Requirement ▸ Transcribe all of the data exactly. Omit the pictures.

++++++

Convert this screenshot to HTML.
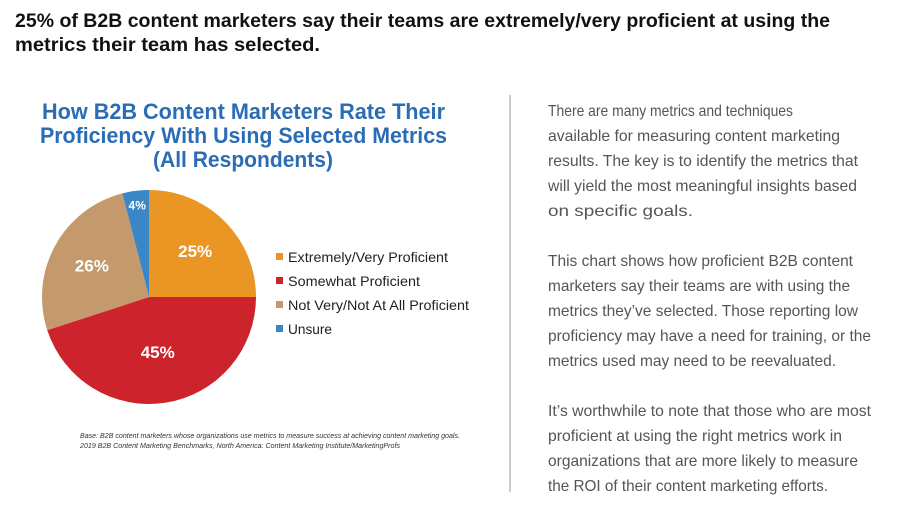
<!DOCTYPE html>
<html><head><meta charset="utf-8"><style>
html,body{margin:0;padding:0;background:#fff;width:900px;height:506px;overflow:hidden}
svg text{font-family:"Liberation Sans",sans-serif}
</style></head><body>
<svg width="900" height="506" viewBox="0 0 900 506">
<g font-weight="bold" font-size="19" fill="#111">
<text x="15" y="27" textLength="815" lengthAdjust="spacingAndGlyphs">25% of B2B content marketers say their teams are extremely/very proficient at using the</text>
<text x="15" y="51" textLength="305" lengthAdjust="spacingAndGlyphs">metrics their team has selected.</text>
</g>
<g font-weight="bold" font-size="22" fill="#2a6db5">
<text x="42" y="119" textLength="403" lengthAdjust="spacingAndGlyphs">How B2B Content Marketers Rate Their</text>
<text x="40" y="143" textLength="407" lengthAdjust="spacingAndGlyphs">Proficiency With Using Selected Metrics</text>
<text x="153" y="167" textLength="180" lengthAdjust="spacingAndGlyphs">(All Respondents)</text>
</g>
<g id="pie"></g>
<g id="legend"></g>
<g font-style="italic" font-size="7" fill="#333">
<text x="80" y="438" textLength="380" lengthAdjust="spacingAndGlyphs">Base: B2B content marketers whose organizations use metrics to measure success at achieving content marketing goals.</text>
<text x="80" y="448" textLength="320" lengthAdjust="spacingAndGlyphs">2019 B2B Content Marketing Benchmarks, North America: Content Marketing Institute/MarketingProfs</text>
</g>
<line x1="510" y1="95" x2="510" y2="492" stroke="#999" stroke-width="1"/>
<g id="body" font-size="16" fill="#555"></g>
</svg>
<script>
const categories=["Extremely/Very Proficient","Somewhat Proficient","Not Very/Not At All Proficient","Unsure"];
const values=[25,45,26,4];
const colors=["#e99624","#cd232c","#c49a6c","#3a87c8"];
const legendWidths=[160,132,181,44];
const NS="http://www.w3.org/2000/svg";
function mk(t,a,p){const e=document.createElementNS(NS,t);for(const k in a)e.setAttribute(k,a[k]);p.appendChild(e);return e;}
const cx=149,cy=297,r=107;
const total=values.reduce((a,b)=>a+b,0);
const pie=document.getElementById('pie');
function pt(a,rr){return [cx+rr*Math.sin(a),cy-rr*Math.cos(a)];}
let acc=0;
values.forEach((v,i)=>{
 const a0=acc/total*2*Math.PI;acc+=v;const a1=acc/total*2*Math.PI;
 const [x0,y0]=pt(a0,r),[x1,y1]=pt(a1,r);
 const large=(a1-a0)>Math.PI?1:0;
 const p=mk('path',{d:`M${cx},${cy}L${x0},${y0}A${r},${r} 0 ${large} 1 ${x1},${y1}Z`,fill:colors[i]},pie);
 
 
 const frac=v/total;
 const lr=frac<0.08?r*0.88:(frac>0.4?r*0.52:r*0.61);
 const [lx,ly]=pt((a0+a1)/2,lr);
 const t=mk('text',{x:lx,y:ly+6,'text-anchor':'middle','font-weight':'bold','font-size':frac<0.08?12:17,fill:'#fff'},pie);
 t.textContent=v+'%';
 
 
});
const lg=document.getElementById('legend');
categories.forEach((c,i)=>{
 const y=262+i*24;
 const s=mk('rect',{x:276,y:y-9,width:7,height:7,fill:colors[i]},lg);
 
 
 const t=mk('text',{x:288,y:y,'font-size':14,fill:'#222',textLength:legendWidths[i],lengthAdjust:'spacingAndGlyphs'},lg);
 t.textContent=c;
 
 
});
const lines=[
["There are many metrics and techniques",245],
["available for measuring content marketing",292],
["results. The key is to identify the metrics that",310],
["will yield the most meaningful insights based",309],
["on specific goals.",145],
null,
["This chart shows how proficient B2B content",305],
["marketers say their teams are with using the",302],
["metrics they’ve selected. Those reporting low",310],
["proficiency may have a need for training, or the",323],
["metrics used may need to be reevaluated.",288],
null,
["It’s worthwhile to note that those who are most",323],
["proficient at using the right metrics work in",294],
["organizations that are more likely to measure",310],
["the ROI of their content marketing efforts.",280]];
const body=document.getElementById('body');
lines.forEach((l,i)=>{
 if(!l)return;
 const t=mk('text',{x:548,y:116+25*i,textLength:l[1],lengthAdjust:'spacingAndGlyphs'},body);
 t.textContent=l[0];
 
 
});
</script>
</body></html>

++++++

Complete answer ▸
Convert this screenshot to HTML.
<!DOCTYPE html>
<html><head><meta charset="utf-8"><style>
html,body{margin:0;padding:0;background:#fff;width:900px;height:506px;overflow:hidden}
svg text{font-family:"Liberation Sans",sans-serif}
</style></head><body>
<svg width="900" height="506" viewBox="0 0 900 506">
<g font-weight="bold" font-size="19" fill="#111">
<text x="15" y="27" textLength="815" lengthAdjust="spacingAndGlyphs">25% of B2B content marketers say their teams are extremely/very proficient at using the</text>
<text x="15" y="51" textLength="305" lengthAdjust="spacingAndGlyphs">metrics their team has selected.</text>
</g>
<g font-weight="bold" font-size="22" fill="#2a6db5">
<text x="42" y="119" textLength="403" lengthAdjust="spacingAndGlyphs">How B2B Content Marketers Rate Their</text>
<text x="40" y="143" textLength="407" lengthAdjust="spacingAndGlyphs">Proficiency With Using Selected Metrics</text>
<text x="153" y="167" textLength="180" lengthAdjust="spacingAndGlyphs">(All Respondents)</text>
</g>
<g id="pie"></g>
<g id="legend"></g>
<g font-style="italic" font-size="7" fill="#333">
<text x="80" y="438" textLength="380" lengthAdjust="spacingAndGlyphs">Base: B2B content marketers whose organizations use metrics to measure success at achieving content marketing goals.</text>
<text x="80" y="448" textLength="320" lengthAdjust="spacingAndGlyphs">2019 B2B Content Marketing Benchmarks, North America: Content Marketing Institute/MarketingProfs</text>
</g>
<line x1="510" y1="95" x2="510" y2="492" stroke="#999" stroke-width="1"/>
<g id="body" font-size="16" fill="#555"></g>
</svg>
<script>
const categories=["Extremely/Very Proficient","Somewhat Proficient","Not Very/Not At All Proficient","Unsure"];
const values=[25,45,26,4];
const colors=["#e99624","#cd232c","#c49a6c","#3a87c8"];
const legendWidths=[160,132,181,44];
const NS="http://www.w3.org/2000/svg";
function mk(t,a,p){const e=document.createElementNS(NS,t);for(const k in a)e.setAttribute(k,a[k]);p.appendChild(e);return e;}
const cx=149,cy=297,r=107;
const total=values.reduce((a,b)=>a+b,0);
const pie=document.getElementById('pie');
function pt(a,rr){return [cx+rr*Math.sin(a),cy-rr*Math.cos(a)];}
let acc=0;
values.forEach((v,i)=>{
 const a0=acc/total*2*Math.PI;acc+=v;const a1=acc/total*2*Math.PI;
 const [x0,y0]=pt(a0,r),[x1,y1]=pt(a1,r);
 const large=(a1-a0)>Math.PI?1:0;
 const p=mk('path',{d:`M${cx},${cy}L${x0},${y0}A${r},${r} 0 ${large} 1 ${x1},${y1}Z`,fill:colors[i]},pie);
 
 
 const frac=v/total;
 const lr=frac<0.08?r*0.88:(frac>0.4?r*0.52:r*0.61);
 const [lx,ly]=pt((a0+a1)/2,lr);
 const t=mk('text',{x:lx,y:ly+6,'text-anchor':'middle','font-weight':'bold','font-size':frac<0.08?12:17,fill:'#fff'},pie);
 t.textContent=v+'%';
 
 
});
const lg=document.getElementById('legend');
categories.forEach((c,i)=>{
 const y=262+i*24;
 const s=mk('rect',{x:276,y:y-9,width:7,height:7,fill:colors[i]},lg);
 
 
 const t=mk('text',{x:288,y:y,'font-size':14,fill:'#222',textLength:legendWidths[i],lengthAdjust:'spacingAndGlyphs'},lg);
 t.textContent=c;
 
 
});
const lines=[
["There are many metrics and techniques",245],
["available for measuring content marketing",292],
["results. The key is to identify the metrics that",310],
["will yield the most meaningful insights based",309],
["on specific goals.",145],
null,
["This chart shows how proficient B2B content",305],
["marketers say their teams are with using the",302],
["metrics they’ve selected. Those reporting low",310],
["proficiency may have a need for training, or the",323],
["metrics used may need to be reevaluated.",288],
null,
["It’s worthwhile to note that those who are most",323],
["proficient at using the right metrics work in",294],
["organizations that are more likely to measure",310],
["the ROI of their content marketing efforts.",280]];
const body=document.getElementById('body');
lines.forEach((l,i)=>{
 if(!l)return;
 const t=mk('text',{x:548,y:116+25*i,textLength:l[1],lengthAdjust:'spacingAndGlyphs'},body);
 t.textContent=l[0];
 
 
});
</script>
</body></html>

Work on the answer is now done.